Problem requirements :: Could you output each line of the data that follows exactly?

Stored data ::
────────────────────────────────────────

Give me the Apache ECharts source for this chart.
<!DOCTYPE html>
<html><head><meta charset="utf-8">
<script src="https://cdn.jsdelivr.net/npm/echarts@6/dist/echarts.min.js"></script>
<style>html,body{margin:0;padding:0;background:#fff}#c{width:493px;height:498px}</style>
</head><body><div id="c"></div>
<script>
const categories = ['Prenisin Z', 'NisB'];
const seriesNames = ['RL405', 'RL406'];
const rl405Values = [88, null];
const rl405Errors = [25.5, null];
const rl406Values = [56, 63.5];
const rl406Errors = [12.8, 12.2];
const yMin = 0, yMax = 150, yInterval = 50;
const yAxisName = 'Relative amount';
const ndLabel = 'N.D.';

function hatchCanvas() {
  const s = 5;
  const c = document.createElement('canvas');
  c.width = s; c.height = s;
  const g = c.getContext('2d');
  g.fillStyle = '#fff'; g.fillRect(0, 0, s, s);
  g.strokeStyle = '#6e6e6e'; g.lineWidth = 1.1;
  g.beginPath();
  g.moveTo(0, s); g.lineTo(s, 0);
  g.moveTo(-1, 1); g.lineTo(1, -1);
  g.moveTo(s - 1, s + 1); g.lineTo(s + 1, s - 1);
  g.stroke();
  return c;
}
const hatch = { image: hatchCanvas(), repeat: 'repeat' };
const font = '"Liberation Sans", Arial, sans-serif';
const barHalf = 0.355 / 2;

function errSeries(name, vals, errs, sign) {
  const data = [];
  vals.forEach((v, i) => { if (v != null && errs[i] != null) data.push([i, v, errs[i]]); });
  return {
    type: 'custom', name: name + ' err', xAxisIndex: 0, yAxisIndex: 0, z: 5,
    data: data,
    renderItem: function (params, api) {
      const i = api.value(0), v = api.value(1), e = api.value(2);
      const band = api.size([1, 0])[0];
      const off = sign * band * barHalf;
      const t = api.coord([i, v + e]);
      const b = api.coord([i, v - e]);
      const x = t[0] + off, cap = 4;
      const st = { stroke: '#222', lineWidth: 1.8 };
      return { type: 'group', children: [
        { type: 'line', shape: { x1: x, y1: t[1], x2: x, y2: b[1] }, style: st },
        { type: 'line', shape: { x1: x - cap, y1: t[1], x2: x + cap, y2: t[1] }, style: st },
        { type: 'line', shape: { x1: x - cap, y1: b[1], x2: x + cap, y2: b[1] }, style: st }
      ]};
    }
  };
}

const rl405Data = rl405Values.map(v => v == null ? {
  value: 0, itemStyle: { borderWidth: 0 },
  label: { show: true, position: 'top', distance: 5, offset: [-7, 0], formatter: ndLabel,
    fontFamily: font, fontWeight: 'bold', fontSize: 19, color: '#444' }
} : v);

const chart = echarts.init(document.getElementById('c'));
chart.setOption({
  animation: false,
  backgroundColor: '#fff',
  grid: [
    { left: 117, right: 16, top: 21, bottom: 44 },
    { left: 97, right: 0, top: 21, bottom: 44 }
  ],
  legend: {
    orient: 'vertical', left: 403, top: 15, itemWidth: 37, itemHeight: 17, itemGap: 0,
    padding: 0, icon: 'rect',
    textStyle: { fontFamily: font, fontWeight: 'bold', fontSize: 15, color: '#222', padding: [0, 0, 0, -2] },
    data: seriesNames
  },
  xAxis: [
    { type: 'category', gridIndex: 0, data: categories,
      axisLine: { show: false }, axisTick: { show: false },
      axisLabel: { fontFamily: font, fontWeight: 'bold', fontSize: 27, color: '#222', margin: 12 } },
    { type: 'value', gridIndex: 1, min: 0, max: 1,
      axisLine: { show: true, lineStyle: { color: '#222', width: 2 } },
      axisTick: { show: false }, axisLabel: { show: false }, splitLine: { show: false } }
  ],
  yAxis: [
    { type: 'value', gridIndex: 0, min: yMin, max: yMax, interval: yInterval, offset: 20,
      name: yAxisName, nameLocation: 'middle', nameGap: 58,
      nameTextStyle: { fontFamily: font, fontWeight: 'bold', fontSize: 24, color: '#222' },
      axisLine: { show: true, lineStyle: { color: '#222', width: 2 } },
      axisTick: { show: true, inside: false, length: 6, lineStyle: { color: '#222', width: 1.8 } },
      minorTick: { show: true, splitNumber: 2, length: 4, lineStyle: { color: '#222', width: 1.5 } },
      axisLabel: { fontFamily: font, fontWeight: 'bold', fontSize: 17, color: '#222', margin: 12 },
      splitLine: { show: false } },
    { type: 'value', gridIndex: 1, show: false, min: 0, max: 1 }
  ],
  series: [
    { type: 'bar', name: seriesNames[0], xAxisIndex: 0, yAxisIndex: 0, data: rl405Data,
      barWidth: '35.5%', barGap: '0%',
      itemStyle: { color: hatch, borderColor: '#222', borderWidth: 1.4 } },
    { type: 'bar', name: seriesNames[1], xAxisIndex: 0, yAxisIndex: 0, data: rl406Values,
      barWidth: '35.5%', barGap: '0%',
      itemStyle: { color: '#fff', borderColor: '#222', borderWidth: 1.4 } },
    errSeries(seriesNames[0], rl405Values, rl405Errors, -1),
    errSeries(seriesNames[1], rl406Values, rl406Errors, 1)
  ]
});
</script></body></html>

────────────────────────────────────────

Written answer ::
Give me the Apache ECharts source for this chart.
<!DOCTYPE html>
<html><head><meta charset="utf-8">
<script src="https://cdn.jsdelivr.net/npm/echarts@6/dist/echarts.min.js"></script>
<style>html,body{margin:0;padding:0;background:#fff}#c{width:493px;height:498px}</style>
</head><body><div id="c"></div>
<script>
const categories = ['Prenisin Z', 'NisB'];
const seriesNames = ['RL405', 'RL406'];
const rl405Values = [88, null];
const rl405Errors = [25.5, null];
const rl406Values = [56, 63.5];
const rl406Errors = [12.8, 12.2];
const yMin = 0, yMax = 150, yInterval = 50;
const yAxisName = 'Relative amount';
const ndLabel = 'N.D.';

function hatchCanvas() {
  const s = 5;
  const c = document.createElement('canvas');
  c.width = s; c.height = s;
  const g = c.getContext('2d');
  g.fillStyle = '#fff'; g.fillRect(0, 0, s, s);
  g.strokeStyle = '#6e6e6e'; g.lineWidth = 1.1;
  g.beginPath();
  g.moveTo(0, s); g.lineTo(s, 0);
  g.moveTo(-1, 1); g.lineTo(1, -1);
  g.moveTo(s - 1, s + 1); g.lineTo(s + 1, s - 1);
  g.stroke();
  return c;
}
const hatch = { image: hatchCanvas(), repeat: 'repeat' };
const font = '"Liberation Sans", Arial, sans-serif';
const barHalf = 0.355 / 2;

function errSeries(name, vals, errs, sign) {
  const data = [];
  vals.forEach((v, i) => { if (v != null && errs[i] != null) data.push([i, v, errs[i]]); });
  return {
    type: 'custom', name: name + ' err', xAxisIndex: 0, yAxisIndex: 0, z: 5,
    data: data,
    renderItem: function (params, api) {
      const i = api.value(0), v = api.value(1), e = api.value(2);
      const band = api.size([1, 0])[0];
      const off = sign * band * barHalf;
      const t = api.coord([i, v + e]);
      const b = api.coord([i, v - e]);
      const x = t[0] + off, cap = 4;
      const st = { stroke: '#222', lineWidth: 1.8 };
      return { type: 'group', children: [
        { type: 'line', shape: { x1: x, y1: t[1], x2: x, y2: b[1] }, style: st },
        { type: 'line', shape: { x1: x - cap, y1: t[1], x2: x + cap, y2: t[1] }, style: st },
        { type: 'line', shape: { x1: x - cap, y1: b[1], x2: x + cap, y2: b[1] }, style: st }
      ]};
    }
  };
}

const rl405Data = rl405Values.map(v => v == null ? {
  value: 0, itemStyle: { borderWidth: 0 },
  label: { show: true, position: 'top', distance: 5, offset: [-7, 0], formatter: ndLabel,
    fontFamily: font, fontWeight: 'bold', fontSize: 19, color: '#444' }
} : v);

const chart = echarts.init(document.getElementById('c'));
chart.setOption({
  animation: false,
  backgroundColor: '#fff',
  grid: [
    { left: 117, right: 16, top: 21, bottom: 44 },
    { left: 97, right: 0, top: 21, bottom: 44 }
  ],
  legend: {
    orient: 'vertical', left: 403, top: 15, itemWidth: 37, itemHeight: 17, itemGap: 0,
    padding: 0, icon: 'rect',
    textStyle: { fontFamily: font, fontWeight: 'bold', fontSize: 15, color: '#222', padding: [0, 0, 0, -2] },
    data: seriesNames
  },
  xAxis: [
    { type: 'category', gridIndex: 0, data: categories,
      axisLine: { show: false }, axisTick: { show: false },
      axisLabel: { fontFamily: font, fontWeight: 'bold', fontSize: 27, color: '#222', margin: 12 } },
    { type: 'value', gridIndex: 1, min: 0, max: 1,
      axisLine: { show: true, lineStyle: { color: '#222', width: 2 } },
      axisTick: { show: false }, axisLabel: { show: false }, splitLine: { show: false } }
  ],
  yAxis: [
    { type: 'value', gridIndex: 0, min: yMin, max: yMax, interval: yInterval, offset: 20,
      name: yAxisName, nameLocation: 'middle', nameGap: 58,
      nameTextStyle: { fontFamily: font, fontWeight: 'bold', fontSize: 24, color: '#222' },
      axisLine: { show: true, lineStyle: { color: '#222', width: 2 } },
      axisTick: { show: true, inside: false, length: 6, lineStyle: { color: '#222', width: 1.8 } },
      minorTick: { show: true, splitNumber: 2, length: 4, lineStyle: { color: '#222', width: 1.5 } },
      axisLabel: { fontFamily: font, fontWeight: 'bold', fontSize: 17, color: '#222', margin: 12 },
      splitLine: { show: false } },
    { type: 'value', gridIndex: 1, show: false, min: 0, max: 1 }
  ],
  series: [
    { type: 'bar', name: seriesNames[0], xAxisIndex: 0, yAxisIndex: 0, data: rl405Data,
      barWidth: '35.5%', barGap: '0%',
      itemStyle: { color: hatch, borderColor: '#222', borderWidth: 1.4 } },
    { type: 'bar', name: seriesNames[1], xAxisIndex: 0, yAxisIndex: 0, data: rl406Values,
      barWidth: '35.5%', barGap: '0%',
      itemStyle: { color: '#fff', borderColor: '#222', borderWidth: 1.4 } },
    errSeries(seriesNames[0], rl405Values, rl405Errors, -1),
    errSeries(seriesNames[1], rl406Values, rl406Errors, 1)
  ]
});
</script></body></html>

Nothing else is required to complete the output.